## start

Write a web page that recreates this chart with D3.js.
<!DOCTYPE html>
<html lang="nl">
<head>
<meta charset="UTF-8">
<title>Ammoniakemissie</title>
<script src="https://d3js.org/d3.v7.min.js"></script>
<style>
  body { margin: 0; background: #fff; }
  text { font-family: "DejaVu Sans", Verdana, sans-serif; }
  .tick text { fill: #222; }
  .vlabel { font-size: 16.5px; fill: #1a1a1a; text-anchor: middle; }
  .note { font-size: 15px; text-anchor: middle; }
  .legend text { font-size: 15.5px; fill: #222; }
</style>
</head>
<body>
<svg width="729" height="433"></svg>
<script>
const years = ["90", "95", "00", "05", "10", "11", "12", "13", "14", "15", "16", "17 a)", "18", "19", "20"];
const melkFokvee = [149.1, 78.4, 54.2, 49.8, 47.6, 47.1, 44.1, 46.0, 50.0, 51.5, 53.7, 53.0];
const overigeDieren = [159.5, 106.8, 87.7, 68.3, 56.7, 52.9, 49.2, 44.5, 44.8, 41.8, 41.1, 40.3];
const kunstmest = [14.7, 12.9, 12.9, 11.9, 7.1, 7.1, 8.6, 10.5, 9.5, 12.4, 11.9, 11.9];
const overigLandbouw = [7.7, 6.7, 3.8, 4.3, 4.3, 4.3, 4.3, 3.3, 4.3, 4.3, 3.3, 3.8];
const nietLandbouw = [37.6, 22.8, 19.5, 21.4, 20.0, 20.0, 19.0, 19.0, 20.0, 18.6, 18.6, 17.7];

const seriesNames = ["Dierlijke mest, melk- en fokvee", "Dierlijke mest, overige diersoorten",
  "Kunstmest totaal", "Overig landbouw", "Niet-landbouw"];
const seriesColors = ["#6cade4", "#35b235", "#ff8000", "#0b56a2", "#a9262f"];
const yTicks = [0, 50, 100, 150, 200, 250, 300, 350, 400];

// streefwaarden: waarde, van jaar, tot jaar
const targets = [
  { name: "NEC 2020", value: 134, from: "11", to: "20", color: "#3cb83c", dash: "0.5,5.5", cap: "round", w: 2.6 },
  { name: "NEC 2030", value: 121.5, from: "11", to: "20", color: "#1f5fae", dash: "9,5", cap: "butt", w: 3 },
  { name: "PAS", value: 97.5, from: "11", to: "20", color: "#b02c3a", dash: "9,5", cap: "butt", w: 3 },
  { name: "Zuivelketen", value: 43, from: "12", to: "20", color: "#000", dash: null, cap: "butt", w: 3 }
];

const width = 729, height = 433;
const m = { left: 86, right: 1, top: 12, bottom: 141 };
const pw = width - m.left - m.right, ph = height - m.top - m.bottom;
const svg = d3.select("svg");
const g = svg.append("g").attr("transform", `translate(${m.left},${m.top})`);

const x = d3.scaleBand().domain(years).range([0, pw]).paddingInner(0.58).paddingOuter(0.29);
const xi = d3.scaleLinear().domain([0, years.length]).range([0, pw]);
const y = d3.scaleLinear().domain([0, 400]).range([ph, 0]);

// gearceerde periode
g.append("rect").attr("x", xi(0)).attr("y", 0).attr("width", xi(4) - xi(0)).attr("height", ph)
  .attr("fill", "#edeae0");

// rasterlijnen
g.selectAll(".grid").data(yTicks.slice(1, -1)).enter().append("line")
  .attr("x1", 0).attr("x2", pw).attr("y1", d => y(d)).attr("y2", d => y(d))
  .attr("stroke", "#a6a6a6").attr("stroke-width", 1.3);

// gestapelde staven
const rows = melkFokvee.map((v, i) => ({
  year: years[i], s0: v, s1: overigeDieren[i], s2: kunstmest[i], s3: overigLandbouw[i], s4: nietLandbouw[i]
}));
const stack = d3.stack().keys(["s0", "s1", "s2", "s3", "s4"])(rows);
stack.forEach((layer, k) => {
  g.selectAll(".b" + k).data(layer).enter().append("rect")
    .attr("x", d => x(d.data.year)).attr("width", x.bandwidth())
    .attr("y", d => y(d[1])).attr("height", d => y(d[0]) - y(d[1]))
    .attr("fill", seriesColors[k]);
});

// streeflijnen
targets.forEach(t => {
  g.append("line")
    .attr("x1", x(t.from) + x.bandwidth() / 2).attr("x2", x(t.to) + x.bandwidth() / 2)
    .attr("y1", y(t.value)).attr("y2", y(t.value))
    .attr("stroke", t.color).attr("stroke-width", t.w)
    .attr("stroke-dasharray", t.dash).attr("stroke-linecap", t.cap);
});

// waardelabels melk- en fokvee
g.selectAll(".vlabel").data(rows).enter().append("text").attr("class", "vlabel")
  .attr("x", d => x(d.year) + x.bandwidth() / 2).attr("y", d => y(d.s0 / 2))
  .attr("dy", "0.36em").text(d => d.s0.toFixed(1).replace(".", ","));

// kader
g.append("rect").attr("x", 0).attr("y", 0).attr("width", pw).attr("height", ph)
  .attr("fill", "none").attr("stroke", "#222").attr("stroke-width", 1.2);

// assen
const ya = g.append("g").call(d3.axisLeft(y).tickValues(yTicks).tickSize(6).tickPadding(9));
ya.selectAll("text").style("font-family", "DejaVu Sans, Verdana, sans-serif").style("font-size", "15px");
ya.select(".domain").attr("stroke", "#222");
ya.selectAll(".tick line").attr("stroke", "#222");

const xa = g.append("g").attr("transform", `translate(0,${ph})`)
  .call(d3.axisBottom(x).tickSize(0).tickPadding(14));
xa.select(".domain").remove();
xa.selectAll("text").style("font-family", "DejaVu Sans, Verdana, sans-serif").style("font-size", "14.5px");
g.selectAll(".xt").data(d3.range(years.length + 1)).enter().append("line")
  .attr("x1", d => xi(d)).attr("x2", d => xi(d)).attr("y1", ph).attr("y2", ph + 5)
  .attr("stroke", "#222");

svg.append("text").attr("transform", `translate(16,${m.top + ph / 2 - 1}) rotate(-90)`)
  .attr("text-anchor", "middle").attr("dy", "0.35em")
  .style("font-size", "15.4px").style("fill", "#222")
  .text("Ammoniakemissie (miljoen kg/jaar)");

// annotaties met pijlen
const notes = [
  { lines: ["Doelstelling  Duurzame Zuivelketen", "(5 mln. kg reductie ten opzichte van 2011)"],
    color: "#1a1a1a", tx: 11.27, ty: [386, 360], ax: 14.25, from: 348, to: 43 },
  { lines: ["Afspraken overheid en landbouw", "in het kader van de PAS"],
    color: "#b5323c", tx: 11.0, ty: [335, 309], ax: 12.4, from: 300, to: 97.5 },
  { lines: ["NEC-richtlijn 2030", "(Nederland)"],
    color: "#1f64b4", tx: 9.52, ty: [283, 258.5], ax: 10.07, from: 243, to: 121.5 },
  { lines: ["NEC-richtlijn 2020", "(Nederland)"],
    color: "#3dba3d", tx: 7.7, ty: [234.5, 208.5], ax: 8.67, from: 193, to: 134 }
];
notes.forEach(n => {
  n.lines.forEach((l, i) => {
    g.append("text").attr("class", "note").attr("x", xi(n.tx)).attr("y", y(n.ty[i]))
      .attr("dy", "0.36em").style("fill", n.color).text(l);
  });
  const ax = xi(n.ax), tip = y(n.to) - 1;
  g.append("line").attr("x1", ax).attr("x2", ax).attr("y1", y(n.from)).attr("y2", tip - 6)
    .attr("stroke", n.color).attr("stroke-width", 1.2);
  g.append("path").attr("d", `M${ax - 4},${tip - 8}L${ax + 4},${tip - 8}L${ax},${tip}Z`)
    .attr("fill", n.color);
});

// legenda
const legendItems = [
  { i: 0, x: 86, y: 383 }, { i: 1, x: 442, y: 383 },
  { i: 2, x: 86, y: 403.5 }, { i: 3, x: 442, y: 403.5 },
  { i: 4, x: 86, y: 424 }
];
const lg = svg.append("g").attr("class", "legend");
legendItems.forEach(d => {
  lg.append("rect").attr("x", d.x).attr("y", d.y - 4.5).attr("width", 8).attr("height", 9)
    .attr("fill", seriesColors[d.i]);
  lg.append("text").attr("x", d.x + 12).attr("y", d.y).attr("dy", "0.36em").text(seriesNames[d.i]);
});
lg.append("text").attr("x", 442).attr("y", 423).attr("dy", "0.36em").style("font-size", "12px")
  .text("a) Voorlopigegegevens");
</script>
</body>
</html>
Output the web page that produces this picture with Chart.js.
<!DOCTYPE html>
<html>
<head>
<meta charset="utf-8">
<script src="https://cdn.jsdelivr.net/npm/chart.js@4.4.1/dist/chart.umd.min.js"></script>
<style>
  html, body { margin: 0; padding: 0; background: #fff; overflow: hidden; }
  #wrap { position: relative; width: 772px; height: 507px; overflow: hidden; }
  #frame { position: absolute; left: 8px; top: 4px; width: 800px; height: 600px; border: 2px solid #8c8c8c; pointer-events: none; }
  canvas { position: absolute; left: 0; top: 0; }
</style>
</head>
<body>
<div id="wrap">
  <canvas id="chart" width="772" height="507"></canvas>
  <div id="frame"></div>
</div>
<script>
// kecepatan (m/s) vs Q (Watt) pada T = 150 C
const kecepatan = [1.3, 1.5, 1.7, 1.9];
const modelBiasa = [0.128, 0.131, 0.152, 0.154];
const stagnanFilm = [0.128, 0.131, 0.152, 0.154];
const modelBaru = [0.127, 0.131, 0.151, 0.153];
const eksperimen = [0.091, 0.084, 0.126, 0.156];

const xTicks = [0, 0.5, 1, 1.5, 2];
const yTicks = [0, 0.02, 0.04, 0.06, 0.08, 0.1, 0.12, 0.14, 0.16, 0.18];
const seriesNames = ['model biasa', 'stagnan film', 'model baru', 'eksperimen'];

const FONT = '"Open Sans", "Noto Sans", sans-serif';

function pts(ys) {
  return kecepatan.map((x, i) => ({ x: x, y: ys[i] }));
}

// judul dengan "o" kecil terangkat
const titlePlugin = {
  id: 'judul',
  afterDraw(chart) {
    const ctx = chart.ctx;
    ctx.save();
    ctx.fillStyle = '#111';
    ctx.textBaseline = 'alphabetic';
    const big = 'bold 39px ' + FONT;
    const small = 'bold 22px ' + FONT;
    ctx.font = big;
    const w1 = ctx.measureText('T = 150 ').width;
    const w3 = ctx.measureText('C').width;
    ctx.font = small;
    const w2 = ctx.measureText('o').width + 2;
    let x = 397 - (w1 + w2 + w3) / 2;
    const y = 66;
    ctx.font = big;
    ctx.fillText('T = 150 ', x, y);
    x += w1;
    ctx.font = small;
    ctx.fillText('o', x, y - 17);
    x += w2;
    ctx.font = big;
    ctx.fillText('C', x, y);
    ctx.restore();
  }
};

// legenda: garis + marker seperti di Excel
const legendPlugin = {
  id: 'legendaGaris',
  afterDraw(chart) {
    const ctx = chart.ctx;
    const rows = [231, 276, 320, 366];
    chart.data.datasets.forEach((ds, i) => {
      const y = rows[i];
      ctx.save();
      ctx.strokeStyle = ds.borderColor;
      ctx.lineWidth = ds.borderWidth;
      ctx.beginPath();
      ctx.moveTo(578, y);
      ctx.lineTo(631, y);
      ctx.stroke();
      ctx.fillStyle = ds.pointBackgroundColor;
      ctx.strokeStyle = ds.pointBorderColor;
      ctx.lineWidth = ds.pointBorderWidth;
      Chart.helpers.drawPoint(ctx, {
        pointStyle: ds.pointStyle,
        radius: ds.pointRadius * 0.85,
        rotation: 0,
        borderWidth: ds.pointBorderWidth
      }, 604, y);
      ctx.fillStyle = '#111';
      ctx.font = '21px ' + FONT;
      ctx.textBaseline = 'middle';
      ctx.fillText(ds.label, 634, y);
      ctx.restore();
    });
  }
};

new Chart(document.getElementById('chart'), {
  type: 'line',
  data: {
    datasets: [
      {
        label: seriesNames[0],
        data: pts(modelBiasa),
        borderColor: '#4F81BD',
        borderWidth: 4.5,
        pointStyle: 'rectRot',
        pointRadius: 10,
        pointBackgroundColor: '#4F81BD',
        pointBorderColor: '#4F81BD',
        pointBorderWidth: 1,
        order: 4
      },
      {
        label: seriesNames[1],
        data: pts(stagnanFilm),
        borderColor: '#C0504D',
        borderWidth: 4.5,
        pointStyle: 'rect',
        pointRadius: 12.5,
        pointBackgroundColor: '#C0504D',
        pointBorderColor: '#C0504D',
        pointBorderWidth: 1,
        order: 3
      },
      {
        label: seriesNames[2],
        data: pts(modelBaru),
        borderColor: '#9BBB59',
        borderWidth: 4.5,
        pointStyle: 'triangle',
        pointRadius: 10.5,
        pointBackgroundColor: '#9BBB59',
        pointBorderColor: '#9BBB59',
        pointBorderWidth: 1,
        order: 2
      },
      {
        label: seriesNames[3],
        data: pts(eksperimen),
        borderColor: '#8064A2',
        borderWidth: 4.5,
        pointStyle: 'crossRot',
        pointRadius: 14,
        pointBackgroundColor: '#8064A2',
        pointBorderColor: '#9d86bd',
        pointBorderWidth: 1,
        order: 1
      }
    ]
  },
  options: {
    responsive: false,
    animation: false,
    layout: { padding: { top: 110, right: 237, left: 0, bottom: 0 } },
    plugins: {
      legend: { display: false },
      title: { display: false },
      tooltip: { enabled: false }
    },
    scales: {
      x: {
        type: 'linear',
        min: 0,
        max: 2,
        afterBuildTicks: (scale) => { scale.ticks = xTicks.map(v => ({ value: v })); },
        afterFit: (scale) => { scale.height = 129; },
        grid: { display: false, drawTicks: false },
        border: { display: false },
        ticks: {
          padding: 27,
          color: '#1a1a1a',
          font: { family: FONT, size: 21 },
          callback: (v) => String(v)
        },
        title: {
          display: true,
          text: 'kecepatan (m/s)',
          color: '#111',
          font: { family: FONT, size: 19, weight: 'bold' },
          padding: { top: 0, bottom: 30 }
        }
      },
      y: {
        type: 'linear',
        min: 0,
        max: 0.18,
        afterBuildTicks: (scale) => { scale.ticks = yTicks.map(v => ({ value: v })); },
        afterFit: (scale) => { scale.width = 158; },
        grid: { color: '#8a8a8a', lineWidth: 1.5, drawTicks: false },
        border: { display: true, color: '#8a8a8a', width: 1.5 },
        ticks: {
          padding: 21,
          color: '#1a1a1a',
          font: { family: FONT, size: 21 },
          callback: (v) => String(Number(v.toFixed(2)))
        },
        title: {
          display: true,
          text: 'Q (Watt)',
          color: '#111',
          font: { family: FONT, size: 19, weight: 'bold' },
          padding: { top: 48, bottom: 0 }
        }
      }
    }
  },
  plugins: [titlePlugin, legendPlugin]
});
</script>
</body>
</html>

## end

- **REQUEST**
Copy all the lines above that hold the string "with".

- **THE OUTPUT**
Write a web page that recreates this chart with D3.js.
Output the web page that produces this picture with Chart.js.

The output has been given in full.